We are running noise robustness evaluations now: random character substitution, insertion, deletion, and adjacent swaps at 10%, 20%, and 30% perturbation rates. Noise is applied at test time only; models are trained on clean data. This setup is intended to isolate intrinsic robustness from learned recovery.

Preliminary results, under 10% random character substitution:

  • BERT-Base: 92.2% to 69.5% (drop of 22.7 points)
  • RoBERTa-Base: 93.3% to 75.7% (drop of 17.6 points)
  • ByT5-Small: 88.2% to 79.4% (drop of 8.8 points)

In these runs, ByT5 lost less than half as much accuracy as BERT under the same perturbation. This is consistent with the byte-level hypothesis on this single noise type at one perturbation rate. We have not yet evaluated BLT under the same conditions. Whether BLT’s degradation will be smaller than ByT5’s, comparable, or worse is currently a prediction we have not tested.

Noise robustness comparison showing accuracy degradation under character substitution noise, with BLT's preliminary trajectory shown as a dashed line

Full noise robustness numbers, including clinically realistic perturbations such as abbreviation expansion, casing loss, and PHI-mask insertion, will appear in the next note. We are also examining whether BLT’s patch boundaries remain stable under noise. Initial inspection suggests they shift, which would have implications for how the model handles perturbed inputs and is worth investigating in its own right.

What’s Next

The SST-2 results are consistent with the architecture being viable for classification, but they are not on their own sufficient to support strong claims. Three pieces of evidence are needed to firm up the picture:

  1. Multi-dataset evaluation. AG News (4-class), SMS Spam (short text), and Tweet Sentiment (informal text) will indicate whether the SST-2 pattern extends beyond binary sentiment on edited text.
  2. Multi-seed confidence intervals. Five seeds (42, 123, 456, 789, 1024) across all models and datasets, to distinguish real differences from run-to-run variance.
  3. Full noise robustness benchmarks. Seven noise types at three perturbation rates across all models. This is the central hypothesis of the work, and the SST-2 numbers do not test it.

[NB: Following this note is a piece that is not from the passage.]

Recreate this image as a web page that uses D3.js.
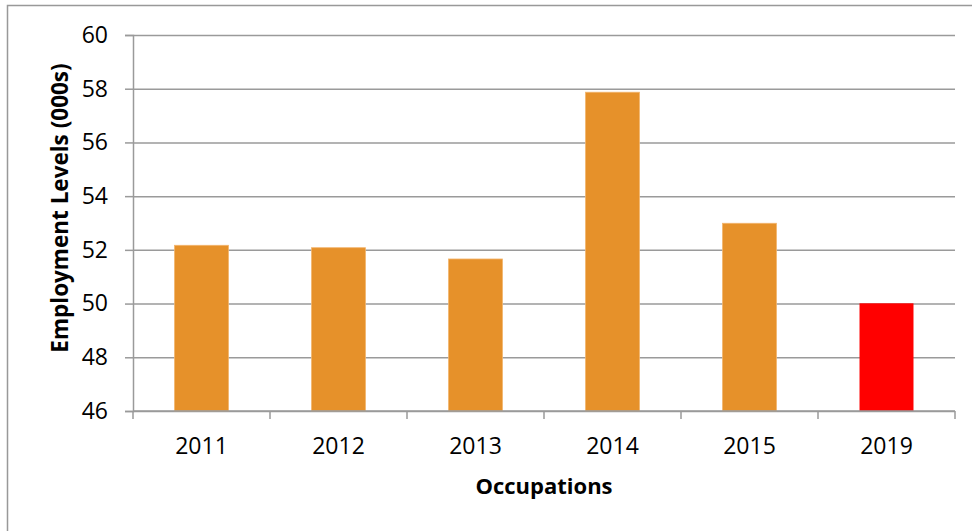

The longer-term experiment is continued pretraining on medical text. We plan to train BLT on clinical notes from MIMIC-III and PubMed abstracts before fine-tuning for classification. The motivation is that byte-level robustness, combined with clinical domain knowledge, might produce a model that handles real-world clinical text including its typos and inconsistent formatting. We frame this as a hypothesis. Whether continued pretraining helps, hurts, or has little effect on noise robustness in this setting is itself an open question.

The gap our previous benchmark identified was that domain-pretrained encoders are accurate on clean text but fragile under noise, while general byte-level models tolerate noise but lack domain knowledge. BLT with clinical continued pretraining is one possible way to address both. We have not yet shown that it does.


Code and experiment infrastructure at BLT-Experiments. This work builds on Meta’s BLT paper and follows up on our LLM vs. BERT benchmark.